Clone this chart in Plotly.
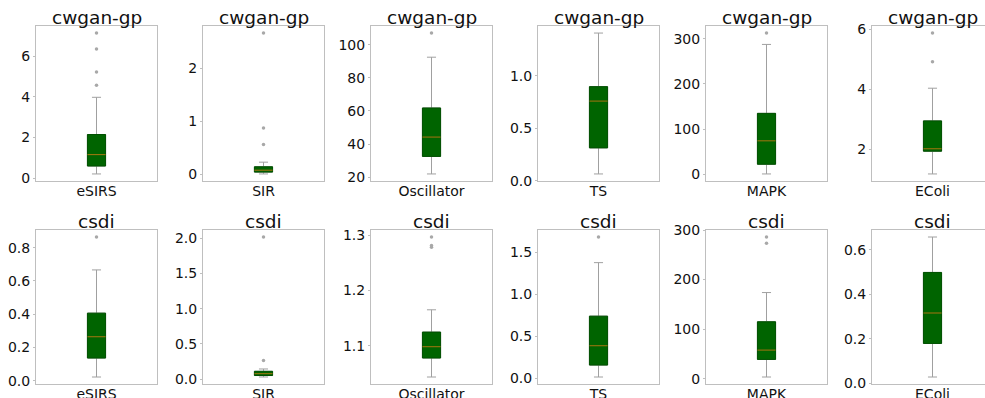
import plotly.graph_objects as go

W, H = 985, 398

titles = ["cwgan-gp"] * 6 + ["csdi"] * 6
models = ["eSIRS", "SIR", "Oscillator", "TS", "MAPK", "EColi"] * 2

lower_whisker = [0.20, 0.005, 21.9, 0.064, 0.7, 1.17,
                 0.022, 0.029, 1.0435, 0.016, 3.4, 0.028]
q1 = [0.59, 0.04, 32.5, 0.313, 22.2, 1.93,
      0.136, 0.050, 1.0778, 0.158, 38.9, 0.179]
median = [1.15, 0.076, 44.2, 0.76, 74.0, 2.01,
          0.264, 0.076, 1.0982, 0.388, 57.7, 0.316]
q3 = [2.14, 0.14, 61.8, 0.898, 134.8, 2.94,
      0.406, 0.110, 1.1246, 0.740, 114.8, 0.4985]
upper_whisker = [3.97, 0.227, 92.5, 1.41, 287.4, 4.03,
                 0.666, 0.143, 1.1649, 1.377, 173.8, 0.658]
fliers = [
    [4.56, 5.22, 6.34, 7.13],
    [0.56, 0.87, 2.66],
    [107.1],
    [],
    [312.6],
    [4.91, 5.87],
    [0.864],
    [0.262, 2.02],
    [1.278, 1.281, 1.2964],
    [1.682],
    [273.2, 285.9],
    [],
]
ytick_vals = [
    [0, 2, 4, 6],
    [0, 1, 2],
    [20, 40, 60, 80, 100],
    [0.0, 0.5, 1.0],
    [0, 100, 200, 300],
    [2, 4, 6],
    [0.0, 0.2, 0.4, 0.6, 0.8],
    [0.0, 0.5, 1.0, 1.5, 2.0],
    [1.1, 1.2, 1.3],
    [0.0, 0.5, 1.0, 1.5],
    [0, 100, 200, 300],
    [0.0, 0.2, 0.4, 0.6],
]
ytick_text = [
    ["0", "2", "4", "6"],
    ["0", "1", "2"],
    ["20", "40", "60", "80", "100"],
    ["0.0", "0.5", "1.0"],
    ["0", "100", "200", "300"],
    ["2", "4", "6"],
    ["0.0", "0.2", "0.4", "0.6", "0.8"],
    ["0.0", "0.5", "1.0", "1.5", "2.0"],
    ["1.1", "1.2", "1.3"],
    ["0.0", "0.5", "1.0", "1.5"],
    ["0", "100", "200", "300"],
    ["0.0", "0.2", "0.4", "0.6"],
]

# layout constants (pixels)
col_left = [36, 203, 371, 538, 706, 872]
panel_w = 121
rows_px = [(26, 181), (230, 384)]
box_w = 0.15

FONT = "DejaVu Sans"
FRAME = "#bfbfbf"
WHISK = "#a0a0a0"
GREEN = "#006400"
MED = "#a87c10"

fig = go.Figure()
annotations = []
layout_axes = {}

for i in range(12):
    r, c = divmod(i, 6)
    n = i + 1
    xa = "x" if n == 1 else f"x{n}"
    ya = "y" if n == 1 else f"y{n}"
    x0 = col_left[c]
    x1 = min(x0 + panel_w, W)
    top, bot = rows_px[r]
    xdom = [x0 / W, x1 / W]
    ydom = [1 - bot / H, 1 - top / H]
    xr = [-0.5, -0.5 + (x1 - x0) / panel_w]

    vals = [lower_whisker[i], upper_whisker[i]] + fliers[i]
    lo, hi = min(vals), max(vals)
    pad = 0.05 * (hi - lo)
    yr = [lo - pad, hi + pad]

    # whiskers + box (gray lines)
    fig.add_trace(go.Box(
        x=[0], q1=[q1[i]], median=[median[i]], q3=[q3[i]],
        lowerfence=[lower_whisker[i]], upperfence=[upper_whisker[i]],
        width=box_w, whiskerwidth=0.5, boxpoints=False,
        fillcolor=GREEN, line=dict(color=WHISK, width=1),
        xaxis=xa, yaxis=ya, showlegend=False, hoverinfo="skip",
    ))
    # box edge in green
    fig.add_trace(go.Box(
        x=[0], q1=[q1[i]], median=[median[i]], q3=[q3[i]],
        lowerfence=[q1[i]], upperfence=[q3[i]],
        width=box_w, whiskerwidth=0, boxpoints=False,
        fillcolor=GREEN, line=dict(color="#005000", width=1),
        xaxis=xa, yaxis=ya, showlegend=False, hoverinfo="skip",
    ))
    # median line
    fig.add_trace(go.Scatter(
        x=[-box_w / 2, box_w / 2], y=[median[i], median[i]],
        mode="lines", line=dict(color=MED, width=1),
        xaxis=xa, yaxis=ya, showlegend=False, hoverinfo="skip",
    ))
    # outliers
    if fliers[i]:
        fig.add_trace(go.Scatter(
            x=[0] * len(fliers[i]), y=fliers[i], mode="markers",
            marker=dict(color="#a8a8a8", size=3.5, line=dict(width=0)),
            xaxis=xa, yaxis=ya, showlegend=False, hoverinfo="skip",
        ))

    axx = "xaxis" if n == 1 else f"xaxis{n}"
    axy = "yaxis" if n == 1 else f"yaxis{n}"
    layout_axes[axx] = dict(
        domain=xdom, range=xr, anchor=ya, tickvals=[0], ticktext=[models[i]],
        showline=True, mirror=True, linecolor=FRAME, linewidth=1,
        ticks="", ticklabelstandoff=-3,
        showgrid=False, zeroline=False, fixedrange=True,
        automargin=False,
        tickfont=dict(family=FONT, size=14, color="#111"),
    )
    layout_axes[axy] = dict(
        domain=ydom, range=yr, anchor=xa,
        tickvals=ytick_vals[i], ticktext=ytick_text[i],
        showline=True, mirror=(c != 5), linecolor=FRAME, linewidth=1,
        ticks="outside", ticklen=2, tickcolor=FRAME,
        showgrid=False, zeroline=False, fixedrange=True,
        automargin=False,
        tickfont=dict(family=FONT, size=14, color="#111"),
    )
    annotations.append(dict(
        text=titles[i], xref="paper", yref="paper",
        x=(x0 + panel_w / 2) / W, y=1 - top / H,
        xanchor="center", yanchor="bottom", showarrow=False, yshift=-4,
        font=dict(family=FONT, size=18.5, color="#111"),
    ))

fig.update_layout(
    width=W, height=H, margin=dict(l=0, r=0, t=0, b=0, autoexpand=False),
    paper_bgcolor="white", plot_bgcolor="white",
    boxmode="overlay", annotations=annotations,
    font=dict(family=FONT),
    **layout_axes,
)

fig.write_html("out.html", config={"displayModeBar": False})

◇ ◇ ◇ ◇ ◇

Given exercise - Using the material above, return every line exactly as it appears, minus the pictures.

Output -
Clone this chart in Plotly.
import plotly.graph_objects as go

W, H = 985, 398

titles = ["cwgan-gp"] * 6 + ["csdi"] * 6
models = ["eSIRS", "SIR", "Oscillator", "TS", "MAPK", "EColi"] * 2

lower_whisker = [0.20, 0.005, 21.9, 0.064, 0.7, 1.17,
                 0.022, 0.029, 1.0435, 0.016, 3.4, 0.028]
q1 = [0.59, 0.04, 32.5, 0.313, 22.2, 1.93,
      0.136, 0.050, 1.0778, 0.158, 38.9, 0.179]
median = [1.15, 0.076, 44.2, 0.76, 74.0, 2.01,
          0.264, 0.076, 1.0982, 0.388, 57.7, 0.316]
q3 = [2.14, 0.14, 61.8, 0.898, 134.8, 2.94,
      0.406, 0.110, 1.1246, 0.740, 114.8, 0.4985]
upper_whisker = [3.97, 0.227, 92.5, 1.41, 287.4, 4.03,
                 0.666, 0.143, 1.1649, 1.377, 173.8, 0.658]
fliers = [
    [4.56, 5.22, 6.34, 7.13],
    [0.56, 0.87, 2.66],
    [107.1],
    [],
    [312.6],
    [4.91, 5.87],
    [0.864],
    [0.262, 2.02],
    [1.278, 1.281, 1.2964],
    [1.682],
    [273.2, 285.9],
    [],
]
ytick_vals = [
    [0, 2, 4, 6],
    [0, 1, 2],
    [20, 40, 60, 80, 100],
    [0.0, 0.5, 1.0],
    [0, 100, 200, 300],
    [2, 4, 6],
    [0.0, 0.2, 0.4, 0.6, 0.8],
    [0.0, 0.5, 1.0, 1.5, 2.0],
    [1.1, 1.2, 1.3],
    [0.0, 0.5, 1.0, 1.5],
    [0, 100, 200, 300],
    [0.0, 0.2, 0.4, 0.6],
]
ytick_text = [
    ["0", "2", "4", "6"],
    ["0", "1", "2"],
    ["20", "40", "60", "80", "100"],
    ["0.0", "0.5", "1.0"],
    ["0", "100", "200", "300"],
    ["2", "4", "6"],
    ["0.0", "0.2", "0.4", "0.6", "0.8"],
    ["0.0", "0.5", "1.0", "1.5", "2.0"],
    ["1.1", "1.2", "1.3"],
    ["0.0", "0.5", "1.0", "1.5"],
    ["0", "100", "200", "300"],
    ["0.0", "0.2", "0.4", "0.6"],
]

# layout constants (pixels)
col_left = [36, 203, 371, 538, 706, 872]
panel_w = 121
rows_px = [(26, 181), (230, 384)]
box_w = 0.15

FONT = "DejaVu Sans"
FRAME = "#bfbfbf"
WHISK = "#a0a0a0"
GREEN = "#006400"
MED = "#a87c10"

fig = go.Figure()
annotations = []
layout_axes = {}

for i in range(12):
    r, c = divmod(i, 6)
    n = i + 1
    xa = "x" if n == 1 else f"x{n}"
    ya = "y" if n == 1 else f"y{n}"
    x0 = col_left[c]
    x1 = min(x0 + panel_w, W)
    top, bot = rows_px[r]
    xdom = [x0 / W, x1 / W]
    ydom = [1 - bot / H, 1 - top / H]
    xr = [-0.5, -0.5 + (x1 - x0) / panel_w]

    vals = [lower_whisker[i], upper_whisker[i]] + fliers[i]
    lo, hi = min(vals), max(vals)
    pad = 0.05 * (hi - lo)
    yr = [lo - pad, hi + pad]

    # whiskers + box (gray lines)
    fig.add_trace(go.Box(
        x=[0], q1=[q1[i]], median=[median[i]], q3=[q3[i]],
        lowerfence=[lower_whisker[i]], upperfence=[upper_whisker[i]],
        width=box_w, whiskerwidth=0.5, boxpoints=False,
        fillcolor=GREEN, line=dict(color=WHISK, width=1),
        xaxis=xa, yaxis=ya, showlegend=False, hoverinfo="skip",
    ))
    # box edge in green
    fig.add_trace(go.Box(
        x=[0], q1=[q1[i]], median=[median[i]], q3=[q3[i]],
        lowerfence=[q1[i]], upperfence=[q3[i]],
        width=box_w, whiskerwidth=0, boxpoints=False,
        fillcolor=GREEN, line=dict(color="#005000", width=1),
        xaxis=xa, yaxis=ya, showlegend=False, hoverinfo="skip",
    ))
    # median line
    fig.add_trace(go.Scatter(
        x=[-box_w / 2, box_w / 2], y=[median[i], median[i]],
        mode="lines", line=dict(color=MED, width=1),
        xaxis=xa, yaxis=ya, showlegend=False, hoverinfo="skip",
    ))
    # outliers
    if fliers[i]:
        fig.add_trace(go.Scatter(
            x=[0] * len(fliers[i]), y=fliers[i], mode="markers",
            marker=dict(color="#a8a8a8", size=3.5, line=dict(width=0)),
            xaxis=xa, yaxis=ya, showlegend=False, hoverinfo="skip",
        ))

    axx = "xaxis" if n == 1 else f"xaxis{n}"
    axy = "yaxis" if n == 1 else f"yaxis{n}"
    layout_axes[axx] = dict(
        domain=xdom, range=xr, anchor=ya, tickvals=[0], ticktext=[models[i]],
        showline=True, mirror=True, linecolor=FRAME, linewidth=1,
        ticks="", ticklabelstandoff=-3,
        showgrid=False, zeroline=False, fixedrange=True,
        automargin=False,
        tickfont=dict(family=FONT, size=14, color="#111"),
    )
    layout_axes[axy] = dict(
        domain=ydom, range=yr, anchor=xa,
        tickvals=ytick_vals[i], ticktext=ytick_text[i],
        showline=True, mirror=(c != 5), linecolor=FRAME, linewidth=1,
        ticks="outside", ticklen=2, tickcolor=FRAME,
        showgrid=False, zeroline=False, fixedrange=True,
        automargin=False,
        tickfont=dict(family=FONT, size=14, color="#111"),
    )
    annotations.append(dict(
        text=titles[i], xref="paper", yref="paper",
        x=(x0 + panel_w / 2) / W, y=1 - top / H,
        xanchor="center", yanchor="bottom", showarrow=False, yshift=-4,
        font=dict(family=FONT, size=18.5, color="#111"),
    ))

fig.update_layout(
    width=W, height=H, margin=dict(l=0, r=0, t=0, b=0, autoexpand=False),
    paper_bgcolor="white", plot_bgcolor="white",
    boxmode="overlay", annotations=annotations,
    font=dict(family=FONT),
    **layout_axes,
)

fig.write_html("out.html", config={"displayModeBar": False})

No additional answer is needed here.